Repeat everything from the first line of the listing below through the line that contains "const peakBLevel = [-50, -31.9, -14.8]", exactly. Leave out pictures.

● Data segment:
** Start **
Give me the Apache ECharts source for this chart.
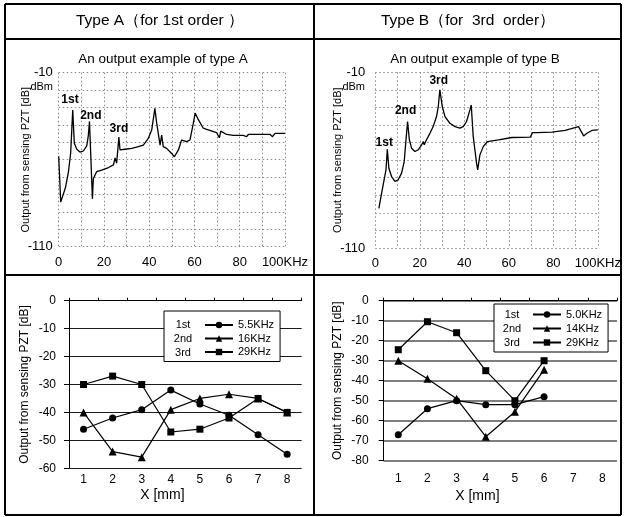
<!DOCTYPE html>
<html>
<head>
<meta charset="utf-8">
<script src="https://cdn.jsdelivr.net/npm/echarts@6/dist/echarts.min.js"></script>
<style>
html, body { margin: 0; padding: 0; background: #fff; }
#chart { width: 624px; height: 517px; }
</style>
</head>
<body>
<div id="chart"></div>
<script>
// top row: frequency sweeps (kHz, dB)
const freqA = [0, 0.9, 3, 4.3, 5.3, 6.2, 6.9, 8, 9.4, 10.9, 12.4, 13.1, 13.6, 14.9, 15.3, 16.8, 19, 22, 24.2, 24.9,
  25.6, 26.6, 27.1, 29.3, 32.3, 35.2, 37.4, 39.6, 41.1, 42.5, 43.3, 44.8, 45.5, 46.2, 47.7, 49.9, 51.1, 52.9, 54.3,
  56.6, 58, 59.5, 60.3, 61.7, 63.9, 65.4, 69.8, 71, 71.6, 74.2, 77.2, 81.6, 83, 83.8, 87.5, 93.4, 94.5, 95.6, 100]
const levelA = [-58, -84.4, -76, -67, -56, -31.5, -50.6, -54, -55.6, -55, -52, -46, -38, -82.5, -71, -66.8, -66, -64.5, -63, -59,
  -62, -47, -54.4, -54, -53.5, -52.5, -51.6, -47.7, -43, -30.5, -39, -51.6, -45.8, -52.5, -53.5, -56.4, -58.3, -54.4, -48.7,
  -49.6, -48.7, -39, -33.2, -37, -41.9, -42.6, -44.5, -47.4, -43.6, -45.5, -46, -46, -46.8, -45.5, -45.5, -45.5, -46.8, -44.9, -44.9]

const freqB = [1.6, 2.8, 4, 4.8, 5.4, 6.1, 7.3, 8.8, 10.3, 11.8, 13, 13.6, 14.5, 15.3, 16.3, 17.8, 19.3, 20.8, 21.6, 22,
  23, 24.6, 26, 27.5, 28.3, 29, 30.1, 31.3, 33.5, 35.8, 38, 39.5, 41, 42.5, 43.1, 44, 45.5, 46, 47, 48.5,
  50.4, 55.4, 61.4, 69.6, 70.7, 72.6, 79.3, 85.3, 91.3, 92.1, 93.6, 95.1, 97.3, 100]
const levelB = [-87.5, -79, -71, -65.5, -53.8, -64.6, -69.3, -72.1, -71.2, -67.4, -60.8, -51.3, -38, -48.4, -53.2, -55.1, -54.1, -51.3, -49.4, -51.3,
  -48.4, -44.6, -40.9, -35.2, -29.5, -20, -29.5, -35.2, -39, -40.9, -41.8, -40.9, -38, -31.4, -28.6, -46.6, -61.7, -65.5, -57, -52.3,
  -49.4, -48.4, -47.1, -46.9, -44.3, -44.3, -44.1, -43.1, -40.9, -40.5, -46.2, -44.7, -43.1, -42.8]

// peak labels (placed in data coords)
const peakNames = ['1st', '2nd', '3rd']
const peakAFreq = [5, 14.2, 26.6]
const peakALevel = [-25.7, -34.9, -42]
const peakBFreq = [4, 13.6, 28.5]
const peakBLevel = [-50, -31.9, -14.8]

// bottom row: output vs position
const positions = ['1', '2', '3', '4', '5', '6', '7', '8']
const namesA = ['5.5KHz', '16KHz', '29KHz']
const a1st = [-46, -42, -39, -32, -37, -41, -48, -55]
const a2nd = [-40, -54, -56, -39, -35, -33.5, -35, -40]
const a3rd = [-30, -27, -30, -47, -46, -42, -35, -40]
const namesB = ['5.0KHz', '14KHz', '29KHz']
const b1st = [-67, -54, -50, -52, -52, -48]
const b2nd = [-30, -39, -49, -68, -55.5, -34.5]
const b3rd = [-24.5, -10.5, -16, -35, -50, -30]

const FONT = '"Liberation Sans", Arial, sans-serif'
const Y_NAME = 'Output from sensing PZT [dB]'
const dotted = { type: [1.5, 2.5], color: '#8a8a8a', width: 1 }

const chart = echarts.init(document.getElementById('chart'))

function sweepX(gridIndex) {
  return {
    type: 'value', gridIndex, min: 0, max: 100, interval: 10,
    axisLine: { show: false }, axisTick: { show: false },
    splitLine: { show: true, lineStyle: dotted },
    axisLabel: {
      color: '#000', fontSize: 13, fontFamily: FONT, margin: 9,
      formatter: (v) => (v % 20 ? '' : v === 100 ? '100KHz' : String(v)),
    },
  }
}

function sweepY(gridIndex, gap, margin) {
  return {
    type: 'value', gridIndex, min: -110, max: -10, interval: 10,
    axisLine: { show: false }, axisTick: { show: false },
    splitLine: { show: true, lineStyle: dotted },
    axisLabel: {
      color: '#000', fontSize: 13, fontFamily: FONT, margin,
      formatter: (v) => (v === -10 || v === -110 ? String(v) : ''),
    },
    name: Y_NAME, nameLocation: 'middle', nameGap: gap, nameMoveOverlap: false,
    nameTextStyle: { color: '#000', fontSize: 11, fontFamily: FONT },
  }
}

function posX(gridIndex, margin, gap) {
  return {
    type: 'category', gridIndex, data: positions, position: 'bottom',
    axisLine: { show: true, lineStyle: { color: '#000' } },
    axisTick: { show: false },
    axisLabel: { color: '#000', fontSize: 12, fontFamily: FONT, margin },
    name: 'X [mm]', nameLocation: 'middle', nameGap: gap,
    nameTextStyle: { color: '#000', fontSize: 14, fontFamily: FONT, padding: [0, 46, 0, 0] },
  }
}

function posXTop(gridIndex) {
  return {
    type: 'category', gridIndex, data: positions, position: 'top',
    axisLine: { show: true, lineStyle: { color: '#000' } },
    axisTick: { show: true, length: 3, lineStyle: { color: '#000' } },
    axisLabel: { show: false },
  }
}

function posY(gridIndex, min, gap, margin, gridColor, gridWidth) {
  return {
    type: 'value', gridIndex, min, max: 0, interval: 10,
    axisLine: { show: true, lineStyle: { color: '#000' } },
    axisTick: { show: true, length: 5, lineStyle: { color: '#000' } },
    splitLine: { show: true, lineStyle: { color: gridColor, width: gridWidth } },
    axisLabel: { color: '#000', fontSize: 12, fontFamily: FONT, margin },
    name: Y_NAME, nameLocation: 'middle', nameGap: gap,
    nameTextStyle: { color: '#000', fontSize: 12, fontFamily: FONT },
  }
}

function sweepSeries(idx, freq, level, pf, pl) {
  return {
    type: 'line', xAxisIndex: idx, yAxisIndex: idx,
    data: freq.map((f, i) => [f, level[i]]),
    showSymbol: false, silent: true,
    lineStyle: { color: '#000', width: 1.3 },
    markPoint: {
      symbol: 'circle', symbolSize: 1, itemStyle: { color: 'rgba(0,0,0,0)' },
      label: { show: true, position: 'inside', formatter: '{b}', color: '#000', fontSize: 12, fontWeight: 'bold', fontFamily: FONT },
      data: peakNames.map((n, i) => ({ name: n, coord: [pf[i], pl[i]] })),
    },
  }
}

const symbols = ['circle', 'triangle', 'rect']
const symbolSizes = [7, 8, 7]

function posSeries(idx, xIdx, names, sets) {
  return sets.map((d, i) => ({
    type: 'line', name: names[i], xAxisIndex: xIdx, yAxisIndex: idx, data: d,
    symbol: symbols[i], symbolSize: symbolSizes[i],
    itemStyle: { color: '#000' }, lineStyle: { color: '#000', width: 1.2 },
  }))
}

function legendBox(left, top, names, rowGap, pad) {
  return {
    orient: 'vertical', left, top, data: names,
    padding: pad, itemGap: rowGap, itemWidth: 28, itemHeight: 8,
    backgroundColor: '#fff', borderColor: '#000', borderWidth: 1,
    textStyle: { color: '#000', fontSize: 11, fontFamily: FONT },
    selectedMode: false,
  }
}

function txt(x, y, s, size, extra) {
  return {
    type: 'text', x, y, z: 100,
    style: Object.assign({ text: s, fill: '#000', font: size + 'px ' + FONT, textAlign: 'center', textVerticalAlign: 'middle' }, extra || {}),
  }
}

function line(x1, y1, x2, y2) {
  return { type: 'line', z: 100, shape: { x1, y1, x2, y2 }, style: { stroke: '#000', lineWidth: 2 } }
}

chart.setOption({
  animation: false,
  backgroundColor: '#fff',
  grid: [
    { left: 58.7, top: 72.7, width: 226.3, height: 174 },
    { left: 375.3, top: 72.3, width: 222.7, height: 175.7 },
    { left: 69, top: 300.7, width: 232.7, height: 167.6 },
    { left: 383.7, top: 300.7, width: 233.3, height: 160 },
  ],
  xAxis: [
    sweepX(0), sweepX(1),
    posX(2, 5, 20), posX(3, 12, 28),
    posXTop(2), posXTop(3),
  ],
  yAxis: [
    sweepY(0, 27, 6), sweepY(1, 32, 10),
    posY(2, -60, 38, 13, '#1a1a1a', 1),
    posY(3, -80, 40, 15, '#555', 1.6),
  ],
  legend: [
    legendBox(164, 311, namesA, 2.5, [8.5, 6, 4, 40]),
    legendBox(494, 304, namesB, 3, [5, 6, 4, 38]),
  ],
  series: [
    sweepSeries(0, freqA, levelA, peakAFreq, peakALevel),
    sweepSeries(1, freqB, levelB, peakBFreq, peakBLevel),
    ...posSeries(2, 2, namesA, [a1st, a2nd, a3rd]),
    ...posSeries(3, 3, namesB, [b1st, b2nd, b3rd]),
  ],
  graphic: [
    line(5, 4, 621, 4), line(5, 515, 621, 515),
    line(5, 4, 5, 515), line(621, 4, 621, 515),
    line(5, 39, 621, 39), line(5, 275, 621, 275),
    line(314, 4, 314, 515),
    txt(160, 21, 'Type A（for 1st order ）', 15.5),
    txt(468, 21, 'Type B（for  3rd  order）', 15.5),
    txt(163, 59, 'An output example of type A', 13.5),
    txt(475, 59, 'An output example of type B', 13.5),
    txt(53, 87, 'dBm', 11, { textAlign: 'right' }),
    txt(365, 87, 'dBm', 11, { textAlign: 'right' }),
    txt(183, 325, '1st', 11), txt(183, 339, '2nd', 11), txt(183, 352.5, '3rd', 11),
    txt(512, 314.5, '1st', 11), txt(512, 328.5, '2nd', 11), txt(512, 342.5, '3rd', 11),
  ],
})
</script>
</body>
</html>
** End **
● Output for this exercise:
Give me the Apache ECharts source for this chart.
<!DOCTYPE html>
<html>
<head>
<meta charset="utf-8">
<script src="https://cdn.jsdelivr.net/npm/echarts@6/dist/echarts.min.js"></script>
<style>
html, body { margin: 0; padding: 0; background: #fff; }
#chart { width: 624px; height: 517px; }
</style>
</head>
<body>
<div id="chart"></div>
<script>
// top row: frequency sweeps (kHz, dB)
const freqA = [0, 0.9, 3, 4.3, 5.3, 6.2, 6.9, 8, 9.4, 10.9, 12.4, 13.1, 13.6, 14.9, 15.3, 16.8, 19, 22, 24.2, 24.9,
  25.6, 26.6, 27.1, 29.3, 32.3, 35.2, 37.4, 39.6, 41.1, 42.5, 43.3, 44.8, 45.5, 46.2, 47.7, 49.9, 51.1, 52.9, 54.3,
  56.6, 58, 59.5, 60.3, 61.7, 63.9, 65.4, 69.8, 71, 71.6, 74.2, 77.2, 81.6, 83, 83.8, 87.5, 93.4, 94.5, 95.6, 100]
const levelA = [-58, -84.4, -76, -67, -56, -31.5, -50.6, -54, -55.6, -55, -52, -46, -38, -82.5, -71, -66.8, -66, -64.5, -63, -59,
  -62, -47, -54.4, -54, -53.5, -52.5, -51.6, -47.7, -43, -30.5, -39, -51.6, -45.8, -52.5, -53.5, -56.4, -58.3, -54.4, -48.7,
  -49.6, -48.7, -39, -33.2, -37, -41.9, -42.6, -44.5, -47.4, -43.6, -45.5, -46, -46, -46.8, -45.5, -45.5, -45.5, -46.8, -44.9, -44.9]

const freqB = [1.6, 2.8, 4, 4.8, 5.4, 6.1, 7.3, 8.8, 10.3, 11.8, 13, 13.6, 14.5, 15.3, 16.3, 17.8, 19.3, 20.8, 21.6, 22,
  23, 24.6, 26, 27.5, 28.3, 29, 30.1, 31.3, 33.5, 35.8, 38, 39.5, 41, 42.5, 43.1, 44, 45.5, 46, 47, 48.5,
  50.4, 55.4, 61.4, 69.6, 70.7, 72.6, 79.3, 85.3, 91.3, 92.1, 93.6, 95.1, 97.3, 100]
const levelB = [-87.5, -79, -71, -65.5, -53.8, -64.6, -69.3, -72.1, -71.2, -67.4, -60.8, -51.3, -38, -48.4, -53.2, -55.1, -54.1, -51.3, -49.4, -51.3,
  -48.4, -44.6, -40.9, -35.2, -29.5, -20, -29.5, -35.2, -39, -40.9, -41.8, -40.9, -38, -31.4, -28.6, -46.6, -61.7, -65.5, -57, -52.3,
  -49.4, -48.4, -47.1, -46.9, -44.3, -44.3, -44.1, -43.1, -40.9, -40.5, -46.2, -44.7, -43.1, -42.8]

// peak labels (placed in data coords)
const peakNames = ['1st', '2nd', '3rd']
const peakAFreq = [5, 14.2, 26.6]
const peakALevel = [-25.7, -34.9, -42]
const peakBFreq = [4, 13.6, 28.5]
const peakBLevel = [-50, -31.9, -14.8]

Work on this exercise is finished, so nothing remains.